Perché la sua voce - che non era più voce eppure era piena di passione ed era chiara - non si doveva ascoltare a meno di cedere al male e di arrendersi all'immoralità dei comandamenti violati?

Devo una risposta a chi sta per dirmi con un po' di esasperazione: «Oh, andiamo, ancora quella storia di Welby? Nel mondo ne succedono tante di cose brutte e voi vi intestardite con questa vicenda italiana che per fortuna è ormai finita! E poi la Chiesa ha le sue regole. Non puoi violarle e poi pretendere che non sia successo niente. Ogni autorità ha il suo diritto, e il primo diritto è di essere padrona in casa sua».

La risposta che mi sento di dare è questa: l'affermazione che ho appena trascritto è logica. Ma la logica è implacabile, non è un treno che si ferma per fine binario. Il percorso continua e arriva in un punto in cui nega tutto ciò che viene proclamato nei titoli di lancio dei Tg che ci hanno guidato e accompagnato mentre i giornali tacevano, durante le festività natalizie. Quella negazione significa: siamo tutti buoni meno gli esclusi. Siamo tutti fratelli meno gli indisciplinati che non possono più reggere il dolore indicibile. Siamo tutti figli di Dio meno quelli che vengono espulsi dal club e che non possono, a causa di alcuni insopportabili guasti nel fisico, fare un salto in chiesa col cappotto migliore prima della pasticceria. Chi non è in regola con le regole, via, fuori. Fuori dalla Chiesa.

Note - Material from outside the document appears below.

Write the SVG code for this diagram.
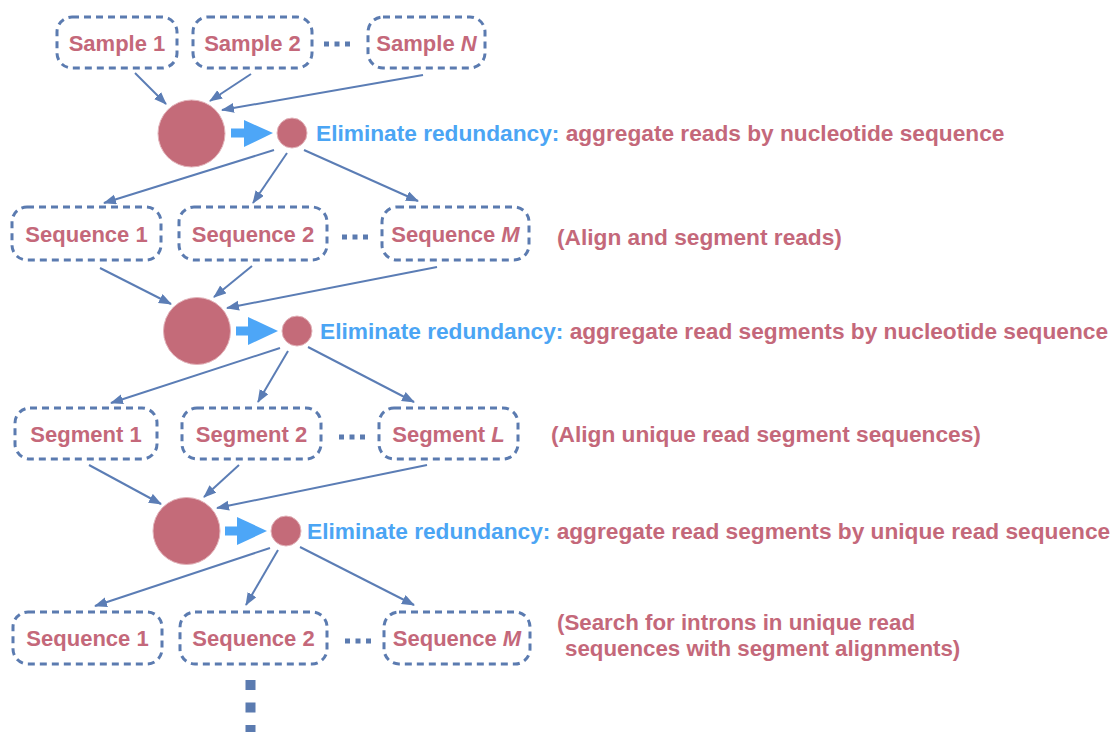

Probabilmente un piccolo prete non tanto intelligente da capire il vero senso di ciò che faceva, ha preso la decisione di umiliare il cadavere di un uomo morto di dolore, tenendolo sul marciapiede fuori dalla chiesa. Ma il gesto è stato compiuto, è stato approvato, non è stato negato, non ha provocato scandalo.

Ed ecco la conseguenza: quel gesto di indifferenza crudele da circolo del golf che umilia il socio non in regola con i contributi, nega tutti gli altri gesti buoni, fraterni, affettuosi, le 62 lingue della benedizione per tutti, le invocazioni di pace, le esortazioni al bene. È come sottrarre alla accettazione di una valuta il deposito di riserve che la sostiene. E' come negare in contemporanea, in diretta, su un piccolo schermo laterale che però tutti vedono, le grandiose scene di folla credente che appaiono, negli stessi giorni e ore e minuti, su tutti gli altri schermi.

C'è il seme nascosto, ma non tanto nascosto, della guerra santa, nel respingere il cadavere di un uomo che in nome della sua sofferenza chiede accoglienza. C'è perché la decisione è crudele, il giudizio è senza appello. E la sezione "credenti, dunque buoni" è una camera stagna senza altri passaggi che quelli autorizzati da un potere chiuso e sovrano. Tutto il resto sono parole. Parole dei telegiornali che, per sicurezza, usano nei servizi giornalistici il linguaggio liturgico (sempre meglio mettersi al sicuro dalla cacciata dal club), parole anche belle e nobili e ispirate, ma troppo lontane e separate e diverse e alla fine indifferenti al rifiuto di un corpo che cerca misericordia.

Ecco il punto in cui si è spezzata l'immagine. Se resti - se non altro per pietà, che dovrebbe essere il più religioso dei sentimenti - accanto a quel corpo lasciato sul marciapiede, vedi per forza che non c'è traccia di amore, di carità e di quel potente sentimento umano che viene prima del perdono e induce così tanti a battersi contro la pena di morte anche quando riguarda il peggior criminale. Io sono l'altro, la sua sofferenza mi importa persino se non la conosco, so che non posso far finta che non esista il suo dolore.

Quando tutto ciò vola via, e lo spazio vuoto dell'altro come me stesso viene occupato da un implacabile e invalicabile elenco di regole, siamo in un mondo cupo e antico di osservanti e di apostati, di credenti e infedeli, di ammessi e scacciati, di salvati e reietti, e più le divisioni sono nette e invalicabili più il mondo si spacca fra santi e dannati, ovvero, la guerra santa. Dov'è cominciato l'oscuro crepuscolo che impedisce di vedere quale rischio corre il mondo fra città chiuse e persone abbandonate e non una parola per chi è rimasto chiuso fuori?